According to Liang & Zeger (1986) and Hardin and Hilbe (2013). A GEE with an exchageable correlation structure uses the estimated Pearson residuals (\(\hat{r}_{ij}\)) from the current fit of the model to estimate the parameters \(\phi, \alpha\), where
\[\begin{align} \hat{r}_{ij} & = \dfrac{Y_{ij} - \hat{\mu}_{ij}}{\sqrt{\mathrm{Var}(\hat{\mu}_{ij})}} \\ \hat{\phi} &= \dfrac{1}{N-p}\sum_{i = 1}^{K}\sum_{j = 1}^{n_i}\hat{r}_{ij}^2\\ \hat{\alpha} &= \dfrac{1}{\hat{\phi}}\sum_{i = 1}^{K}\left(\dfrac{\sum_{j = 1}^{n_i}\sum_{k = 1}^{n_i}\hat{r}_{ij}\hat{r}_{ik} - \sum_{j = 1}^{n_i}\hat{r}_{ij}^2}{n_i(n_i-1)}\right) \end{align}\]

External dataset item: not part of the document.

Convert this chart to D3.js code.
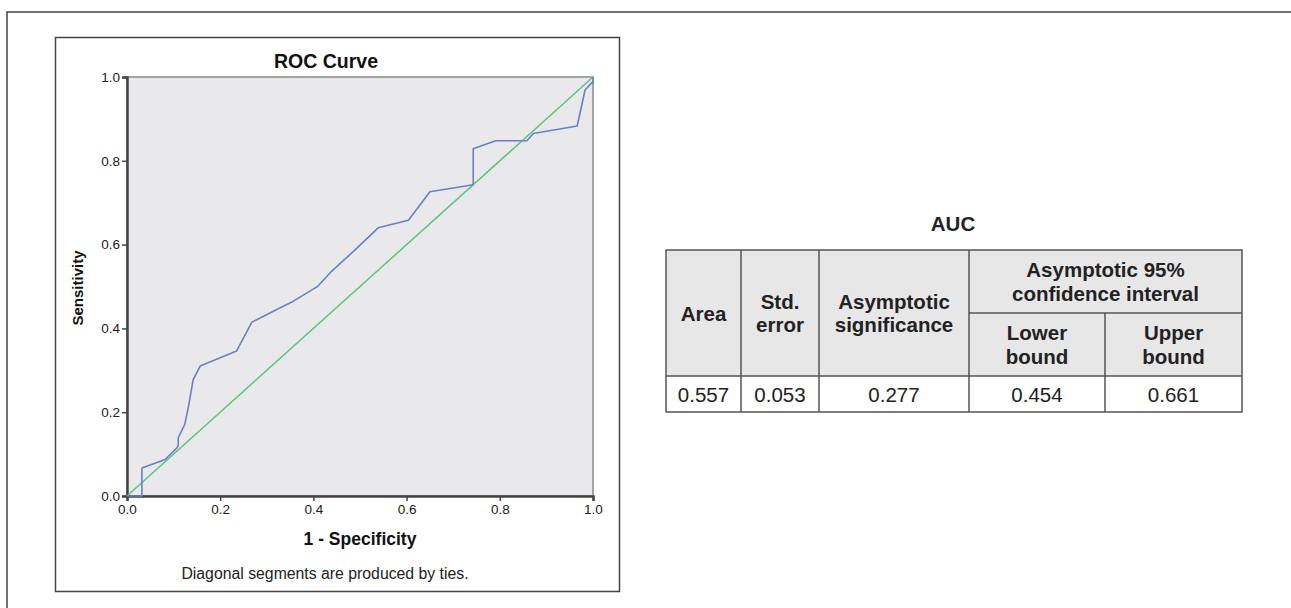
<!DOCTYPE html>
<html>
<head>
<meta charset="utf-8">
<script src="https://d3js.org/d3.v7.min.js"></script>
<style>
  body { margin: 0; background: #fff; }
  svg { display: block; font-family: "Liberation Sans", Arial, sans-serif; }
</style>
</head>
<body>
<svg id="fig" width="1291" height="608"></svg>
<script>
// ROC curve points: 1 - specificity, sensitivity
var fpr = [0, 0.032, 0.032, 0.082, 0.107, 0.110, 0.110, 0.124, 0.132, 0.142, 0.157, 0.235, 0.268, 0.314, 0.357, 0.410, 0.436, 0.486, 0.539, 0.604, 0.650, 0.743, 0.743, 0.791, 0.858, 0.872, 0.966, 0.983, 0.997, 1.0, 1.0]
var tpr = [0, 0, 0.067, 0.087, 0.115, 0.120, 0.139, 0.171, 0.214, 0.278, 0.310, 0.346, 0.415, 0.441, 0.465, 0.501, 0.533, 0.584, 0.640, 0.658, 0.726, 0.743, 0.829, 0.848, 0.848, 0.865, 0.883, 0.969, 0.986, 0.986, 1.0]
var refLine = [0, 1]
var ticks = [0, 0.2, 0.4, 0.6, 0.8, 1.0]

// AUC table
var aucHeaders = [["Area"], ["Std.", "error"], ["Asymptotic", "significance"]]
var ciHeader = ["Asymptotic 95%", "confidence interval"]
var ciSubHeaders = [["Lower", "bound"], ["Upper", "bound"]]
var aucValues = ["0.557", "0.053", "0.277", "0.454", "0.661"]

var svg = d3.select("#fig")

// outer frame (top and left only visible)
svg.append("path")
  .attr("d", "M7,608 V12 H1291")
  .attr("fill", "none").attr("stroke", "#444").attr("stroke-width", 1.5)

// chart box
svg.append("rect")
  .attr("x", 55.5).attr("y", 37.5).attr("width", 564).attr("height", 554)
  .attr("fill", "#fff").attr("stroke", "#444").attr("stroke-width", 1.5)

var margin = {left: 127, right: 593, top: 77, bottom: 496}

var x = d3.scaleLinear().domain([0, 1]).range([margin.left, margin.right])
var y = d3.scaleLinear().domain([0, 1]).range([margin.bottom, margin.top])

svg.append("rect")
  .attr("x", x(0)).attr("y", y(1))
  .attr("width", x(1) - x(0)).attr("height", y(0) - y(1))
  .attr("fill", "#e9e9eb").attr("stroke", "#8a8a8a").attr("stroke-width", 1.5)

svg.append("g")
  .attr("transform", `translate(0,${y(0)})`)
  .call(d3.axisBottom(x).tickValues(ticks).tickFormat(d3.format(".1f")).tickSize(5).tickPadding(3))
  .call(g => g.select(".domain").attr("stroke", "#444").attr("stroke-width", 2.5))
  .call(g => g.selectAll(".tick line").attr("stroke", "#444").attr("stroke-width", 1.5))
  .call(g => g.selectAll(".tick text").attr("font-size", 13.5).attr("fill", "#222").attr("font-family", "Liberation Sans"))

svg.append("g")
  .attr("transform", `translate(${x(0)},0)`)
  .call(d3.axisLeft(y).tickValues(ticks).tickFormat(d3.format(".1f")).tickSize(5).tickPadding(2))
  .call(g => g.select(".domain").attr("stroke", "#444").attr("stroke-width", 2.5))
  .call(g => g.selectAll(".tick line").attr("stroke", "#444").attr("stroke-width", 1.5))
  .call(g => g.selectAll(".tick text").attr("font-size", 13.5).attr("fill", "#222").attr("font-family", "Liberation Sans"))

var line = d3.line().x(d => x(d[0])).y(d => y(d[1]))

svg.append("path")
  .datum(refLine.map(v => [v, v]))
  .attr("d", line)
  .attr("fill", "none").attr("stroke", "#5cc47c").attr("stroke-width", 1.5)

svg.append("path")
  .datum(fpr.map((v, i) => [v, tpr[i]]))
  .attr("d", line)
  .attr("fill", "none").attr("stroke", "#6a7fc8").attr("stroke-width", 1.6)
  .attr("stroke-linejoin", "round")

svg.append("text")
  .attr("x", 326).attr("y", 68)
  .attr("text-anchor", "middle").attr("font-weight", "bold").attr("font-size", 19.5)
  .attr("fill", "#111").text("ROC Curve")

svg.append("text")
  .attr("transform", "translate(83,288) rotate(-90)")
  .attr("text-anchor", "middle").attr("font-weight", "bold").attr("font-size", 15)
  .attr("fill", "#111").text("Sensitivity")

svg.append("text")
  .attr("x", 360).attr("y", 545)
  .attr("text-anchor", "middle").attr("font-weight", "bold").attr("font-size", 17.5)
  .attr("fill", "#111").text("1 - Specificity")

svg.append("text")
  .attr("x", 325).attr("y", 579)
  .attr("text-anchor", "middle").attr("font-size", 15.8)
  .attr("fill", "#222").text("Diagonal segments are produced by ties.")

// ---- table ----
var cols = [666, 741, 819, 969, 1105, 1242]
var rows = [250, 313, 376, 412]
var fs = 20.5

svg.append("text")
  .attr("x", 953).attr("y", 231)
  .attr("text-anchor", "middle").attr("font-weight", "bold").attr("font-size", fs)
  .attr("fill", "#222").text("AUC")

var tbl = svg.append("g").attr("fill", "#222")

tbl.append("rect")
  .attr("x", cols[0]).attr("y", rows[0])
  .attr("width", cols[5] - cols[0]).attr("height", rows[2] - rows[0])
  .attr("fill", "#e7e7e7")

function cellText(cx, cy, lines, bold) {
  var t = tbl.append("text")
    .attr("text-anchor", "middle").attr("font-size", fs)
    .attr("font-weight", bold ? "bold" : "normal")
  var lh = 23.5
  lines.forEach((s, i) => {
    t.append("tspan").attr("x", cx)
      .attr("y", cy + (i - (lines.length - 1) / 2) * lh + 7.5)
      .text(s)
  })
}

aucHeaders.forEach((h, i) => {
  cellText((cols[i] + cols[i + 1]) / 2, (rows[0] + rows[2]) / 2, h, true)
})
cellText((cols[3] + cols[5]) / 2, (rows[0] + rows[1]) / 2, ciHeader, true)
ciSubHeaders.forEach((h, i) => {
  cellText((cols[3 + i] + cols[4 + i]) / 2, (rows[1] + rows[2]) / 2, h, true)
})
aucValues.forEach((v, i) => {
  cellText((cols[i] + cols[i + 1]) / 2, (rows[2] + rows[3]) / 2, [v], false)
})

// grid lines
var gridStroke = "#555"
tbl.append("rect")
  .attr("x", cols[0]).attr("y", rows[0])
  .attr("width", cols[5] - cols[0]).attr("height", rows[3] - rows[0])
  .attr("fill", "none").attr("stroke", gridStroke).attr("stroke-width", 1.5)
tbl.selectAll("line.v")
  .data(cols.slice(1, 5))
  .join("line")
  .attr("x1", d => d).attr("x2", d => d)
  .attr("y1", (d, i) => i === 3 ? rows[1] : rows[0]).attr("y2", rows[3])
  .attr("stroke", gridStroke).attr("stroke-width", 1.5)
tbl.append("line")
  .attr("x1", cols[3]).attr("x2", cols[5]).attr("y1", rows[1]).attr("y2", rows[1])
  .attr("stroke", gridStroke).attr("stroke-width", 1.5)
tbl.append("line")
  .attr("x1", cols[0]).attr("x2", cols[5]).attr("y1", rows[2]).attr("y2", rows[2])
  .attr("stroke", gridStroke).attr("stroke-width", 1.5)
</script>
</body>
</html>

To compute these two parameters esitmates, first, we have to obtain the Pearson’s residuals under Poisson model. Recall that for the Poisson model, mean and variance are equal, hence the Pearson residuals can be re-written as
\[\hat{r}_{ij} = \dfrac{Y_{ij} - \hat{\mu}_{ij}}{\sqrt{\mathrm{Var}(\hat{\mu}_{ij})}} = \dfrac{Y_{ij} - \hat{\mu}_{ij}}{\sqrt{\hat{\mu}_{ij}}}\] And the rest is straightfoward, not that since \(n_i = 5, \forall i \Rightarrow n_i(n_i-1) = 20, \forall i\) as well.
fit2 <- glm(y~x1*x2+offset(log(t)), family = 'poisson', data = seizure)
N <- nrow(seizure)
# Pearson residuals under Poisson model
seizure$res <- (seizure$y - fit2$fitted.values)/sqrt(fit2$fitted.values)
(phi <- sum(seizure$res^2)/N)
## [1] 19.42418
library(dplyr)
tmp <- seizure %>% group_by(id) %>% summarize(num = sum(outer(res, res)) - sum(res^2), den = 20)
(alpha <- sum(tmp$num)/sum(tmp$den)/phi)
## [1] 0.7765117
The output is the same as the geese
function from geepack
package.
One thing is that although we have \(x_1, x_2\), because of the formation, we may treated \(p = 0\).
Reference
Liang, K. Y., & Zeger, S. L. (1986). Longitudinal data analysis using generalized linear models. Biometrika, 73(1), 13-22.
Hardin, J., & Hilbe, J. (2013). Generalized Estimating Equations (Second).